The impact investor – a market emerges

Report by Clark, Emerson and Thornley, October 2012, Pacific Community Ventures, Impact Assets and Duke University’s Fuqua School of Business: USA.

This article helps us understand what makes social impact investment unique and distinctive. The authors begin with the proposition that globally we have passed the initial proof of concept, and a social impact investment market is now taking shape. They record a cumulative list of 380 international funds, managing in excess of $40 billion, and 240 different firms with impact investing experience.

The distinctiveness of the social impact investment market is captured by six market dynamics:

1.  The Relationship between Active Investors and Funds

Social impact investors, be they individuals, foundations, institutions or government, play a far more active role than traditional investors. As a result of their desire for social outcomes, they may put capital at risk, enable the creation of a fund, identify other investment partners and be involved in due diligence.  However, the level of risk, particularly for the first investors, is much higher as the investment may well need to be committed prior to the fund itself being established. So active investors will need clarity of purpose, capital that is risk tolerant, time to invest, a strong network to like minded investors in order to catalyse the establishment of a fund or a platform where social impact investment can take place.

2. Funds and Fund Managers as Pioneers

The authors cite many examples where funds are playing a dual role of managing the fund as well as nurturing the pipeline for the fund in a way more akin to a foundation or an entrepreneur. This is another element that separates social impact investing from other more traditional and mature markets. Funds are also constantly balancing the social and environmental impact with the sustainability of the business model and its ability to pay dividends and have liquidity. And when investments are created or located, the fund is also required to work shoulder to shoulder with the entrepreneur to help create an industry ecosystem where that business can thrive.  Finding the right people to play this hybrid role of fund manager is critical to the market being sustained.

3. Financial Innovation

The traditional approach to capital structuring is the jumping off point for social impact investment funds so real innovation is required.  However, funds need to hold a tension in this regard so that the products and structuring aren’t so complex that they fail to attract sufficient mainstream investors.  As a result, many funds use workarounds to limit the variations, flexing in such areas as:

• expanding the time horizons of the fund, as many social programs take 10 years or more to create impact and change

• managing return expectations both in terms of financial and social returns

• overcoming fund managers’ limited expertise, given the newness of the market

• capital stacking, blending multiple sources of capital and risk appetites together

• integrating debt and guarantees to reduce risk

4. The Growth of New Distribution Platforms

New platforms for social impact investing could help move much larger amounts of capital to the market as well as reducing transaction costs.  However, gate keepers such as advisors will need to be convinced of the demand and also feel confident to discuss opportunities with their clients.  Intermediaries have an important education role to play for both advisors and the general public who access investment opportunities through existing retail platforms.

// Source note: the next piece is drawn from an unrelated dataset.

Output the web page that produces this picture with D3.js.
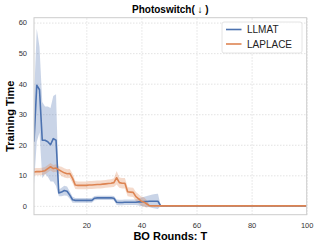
<!DOCTYPE html>
<html>
<head>
<meta charset="utf-8">
<script src="https://cdn.jsdelivr.net/npm/d3@7"></script>
<style>
  body { margin: 0; background: #fff; }
  svg text { font-family: "Liberation Sans", Arial, sans-serif; }
</style>
</head>
<body>
<div id="chart"></div>
<script>
const rounds = d3.range(1, 101);

const llmatMean = [
  21, 39.5, 38, 21.5, 21.5, 21, 20, 22, 21.5, 4.2,
  4.5, 5, 4.8, 3.5, 2, 1.8, 1.8, 1.8, 1.8, 1.8,
  1.8, 1.8, 2.5, 2.6, 2.6, 2.6, 2.6, 2.6, 2.6, 2.5,
  1.2, 1.1, 1.1, 1.2, 1.2, 1.2, 1.2, 1.2, 1.3, 1.3,
  1.4, 1.4, 1.5, 1.5, 1.5, 1.5, 0, 0, 0, 0,
  0, 0, 0, 0, 0, 0, 0, 0, 0, 0,
  0, 0, 0, 0, 0, 0, 0, 0, 0, 0,
  0, 0, 0, 0, 0, 0, 0, 0, 0, 0,
  0, 0, 0, 0, 0, 0, 0, 0, 0, 0,
  0, 0, 0, 0, 0, 0, 0, 0, 0, 0
];
const llmatStd = [
  14, 18.5, 14, 12.5, 11, 11.5, 12, 14, 15, 1.1,
  1.4, 1.6, 1.5, 1.2, 1, 0.8, 0.8, 0.8, 0.8, 0.8,
  0.8, 0.8, 0.7, 0.7, 0.7, 0.7, 0.7, 0.7, 0.7, 0.7,
  0.9, 0.9, 0.9, 0.9, 0.9, 0.9, 0.9, 0.9, 1.2, 1.4,
  1.6, 1.8, 2, 2.2, 2.4, 2.5, 0, 0, 0, 0,
  0, 0, 0, 0, 0, 0, 0, 0, 0, 0,
  0, 0, 0, 0, 0, 0, 0, 0, 0, 0,
  0, 0, 0, 0, 0, 0, 0, 0, 0, 0,
  0, 0, 0, 0, 0, 0, 0, 0, 0, 0,
  0, 0, 0, 0, 0, 0, 0, 0, 0, 0
];
const laplaceMean = [
  11.1, 11.2, 11.2, 11.3, 11.5, 12.2, 12.8, 12.2, 12.4, 11.8,
  11.3, 10.8, 10.5, 10.6, 9, 6.8, 6.7, 6.7, 6.7, 6.7,
  6.8, 6.8, 6.9, 7, 7, 7.1, 7.2, 7.3, 7.4, 7.6,
  9.2, 7.6, 7.4, 7.4, 4.6, 4.5, 4.4, 3, 2.3, 1.5,
  1.2, 0.6, 0, 0, 0, 0, 0, 0, 0, 0,
  0, 0, 0, 0, 0, 0, 0, 0, 0, 0,
  0, 0, 0, 0, 0, 0, 0, 0, 0, 0,
  0, 0, 0, 0, 0, 0, 0, 0, 0, 0,
  0, 0, 0, 0, 0, 0, 0, 0, 0, 0,
  0, 0, 0, 0, 0, 0, 0, 0, 0, 0
];
const laplaceStd = [
  1.2, 1.2, 1.2, 1.2, 1.2, 1.2, 1.2, 1.2, 1.2, 1.2,
  1.5, 1.5, 1.5, 1.5, 1.5, 1.3, 1.3, 1.3, 1.3, 1.3,
  1.3, 1.3, 1.3, 1.3, 1.3, 1.3, 1.3, 1.3, 1.3, 1.4,
  2.2, 1.7, 1.7, 1.7, 1.5, 1.5, 1.5, 1.5, 1.5, 1.5,
  1.5, 1.2, 0, 0, 0, 0, 0, 0, 0, 0,
  0, 0, 0, 0, 0, 0, 0, 0, 0, 0,
  0, 0, 0, 0, 0, 0, 0, 0, 0, 0,
  0, 0, 0, 0, 0, 0, 0, 0, 0, 0,
  0, 0, 0, 0, 0, 0, 0, 0, 0, 0,
  0, 0, 0, 0, 0, 0, 0, 0, 0, 0
];

const seriesNames = ['LLMAT', 'LAPLACE'];
const xTicks = [20, 40, 60, 80, 100];
const yTicks = [0, 10, 20, 30, 40, 50, 60];

const width  = 319;
const height = 248;
const plot   = {left: 34, right: 306.7, top: 17.7, bottom: 214.7};
const colors = ['#4C72B0', '#DD8452'];

const x = d3.scaleLinear().domain([1, 100]).range([plot.left, plot.right]);
const y = d3.scaleLinear().domain([-2.9, 61.6]).range([plot.bottom, plot.top]);

const svg = d3.select('#chart').append('svg')
  .attr('width', width).attr('height', height);

// grid
svg.append('g')
  .attr('transform', `translate(0,${plot.bottom})`)
  .call(d3.axisBottom(x).tickValues(xTicks).tickSize(-(plot.bottom - plot.top)).tickFormat(''))
  .call(g => g.select('.domain').remove())
  .selectAll('line').attr('stroke', '#dcdcdc').attr('stroke-width', 0.8).attr('stroke-dasharray', '1.5,1.5');
svg.append('g')
  .attr('transform', `translate(${plot.left},0)`)
  .call(d3.axisLeft(y).tickValues(yTicks).tickSize(-(plot.right - plot.left)).tickFormat(''))
  .call(g => g.select('.domain').remove())
  .selectAll('line').attr('stroke', '#dcdcdc').attr('stroke-width', 0.8).attr('stroke-dasharray', '1.5,1.5');

// bands + lines
const series = [
  {mean: llmatMean, std: llmatStd},
  {mean: laplaceMean, std: laplaceStd}
];
const clip = svg.append('clipPath').attr('id', 'clip')
  .append('rect').attr('x', plot.left).attr('y', plot.top)
  .attr('width', plot.right - plot.left).attr('height', plot.bottom - plot.top);

const marks = svg.append('g').attr('clip-path', 'url(#clip)');
series.forEach((s, k) => {
  const area = d3.area()
    .x((d, i) => x(rounds[i]))
    .y0((d, i) => y(s.mean[i] - s.std[i]))
    .y1((d, i) => y(s.mean[i] + s.std[i]));
  marks.append('path').datum(s.mean)
    .attr('d', area)
    .attr('fill', colors[k]).attr('fill-opacity', 0.3);
});
series.forEach((s, k) => {
  const line = d3.line().x((d, i) => x(rounds[i])).y(d => y(d));
  marks.append('path').datum(s.mean)
    .attr('d', line)
    .attr('fill', 'none').attr('stroke', colors[k]).attr('stroke-width', 1.6)
    .attr('stroke-linejoin', 'round');
});

// frame
svg.append('rect')
  .attr('x', plot.left).attr('y', plot.top)
  .attr('width', plot.right - plot.left).attr('height', plot.bottom - plot.top)
  .attr('fill', 'none').attr('stroke', '#cccccc').attr('stroke-width', 1);

// tick labels
svg.append('g')
  .attr('transform', `translate(0,${plot.bottom})`)
  .call(d3.axisBottom(x).tickValues(xTicks).tickSize(0).tickPadding(8))
  .call(g => g.select('.domain').remove())
  .selectAll('text').attr('font-size', 7.5).attr('fill', '#333')
  .style('font-family', '"Liberation Sans", Arial, sans-serif');
svg.append('g')
  .attr('transform', `translate(${plot.left},0)`)
  .call(d3.axisLeft(y).tickValues(yTicks).tickSize(0).tickPadding(7))
  .call(g => g.select('.domain').remove())
  .selectAll('text').attr('font-size', 7.5).attr('fill', '#333')
  .style('font-family', '"Liberation Sans", Arial, sans-serif');

// titles
svg.append('text')
  .attr('x', (plot.left + plot.right) / 2).attr('y', 12.5)
  .attr('text-anchor', 'middle').attr('font-size', 10).attr('font-weight', 'bold')
  .text('Photoswitch( \u2193 )');
svg.append('text')
  .attr('x', (plot.left + plot.right) / 2).attr('y', 240)
  .attr('text-anchor', 'middle').attr('font-size', 11).attr('font-weight', 'bold')
  .text('BO Rounds: T');
svg.append('text')
  .attr('transform', `translate(14,${(plot.top + plot.bottom) / 2}) rotate(-90)`)
  .attr('text-anchor', 'middle').attr('font-size', 11).attr('font-weight', 'bold')
  .text('Training Time');

// legend
const legend = svg.append('g').attr('transform', 'translate(222,22)');
legend.append('rect')
  .attr('width', 80).attr('height', 31).attr('rx', 2)
  .attr('fill', '#fff').attr('fill-opacity', 0.85)
  .attr('stroke', '#dddddd').attr('stroke-width', 0.8);
seriesNames.forEach((name, k) => {
  const row = legend.append('g').attr('transform', `translate(0,${7.5 + k * 14.5})`);
  row.append('line').attr('x1', 4).attr('x2', 19.5)
    .attr('stroke', colors[k]).attr('stroke-width', 1.6);
  row.append('text').attr('x', 25).attr('y', 3.6)
    .attr('font-size', 10).attr('fill', '#222').text(name);
});
</script>
</body>
</html>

5. The Performance Problem

Funds not only have the dilemma of how to report on financial and social returns when many funds are still in the early years of their maturity, they also need to differentiate the relative priority of financial and social goals and how they relate to the definition of success.  In many instances, the definition of success can vary from one investor to another. Some funds refer to the amount of capital raised and the balance of its impact and ‘non-impact’ sources as a measure of success, in the absence of exits.  We are also seeing an increase in the use of standardised impact reporting such as IRIS and GIIRIS but there is still a need for a language that will allow for the tracking, rating and comparing of outcomes and impact.

6. Aligning Purposes

The authors believe that if the purposes of investors, investees and funds are not able to be reconciled, then impact investing will not likely succeed. The challenge is to clarify and communicate these disparate purposes, both individually and collectively.

Applying this in Australia

Whilst we only have a handful of funds and products here in Australia, the dynamics of the social impact investing ecosystem still apply. We appear to have many people willing to play the fund manager role, however, there are both fewer active investors able to help create the funds and fewer entrepreneurs whose businesses are investment ready. Government, in the form of DEEWR and some state governments, have been and are preparing to play the role of active investors and a few of the large NFP’s and foundations are doing the same, but it may be that a smaller number of active investors than are seen in the US is partially slowing down the emergence of the market here.

It is clear that if we are seeking to create a local social marketplace, we’ll need the interplay of all three stakeholder groups to create the appropriate platforms and the role of intermediation. The role of active investors funding of this work will be critical.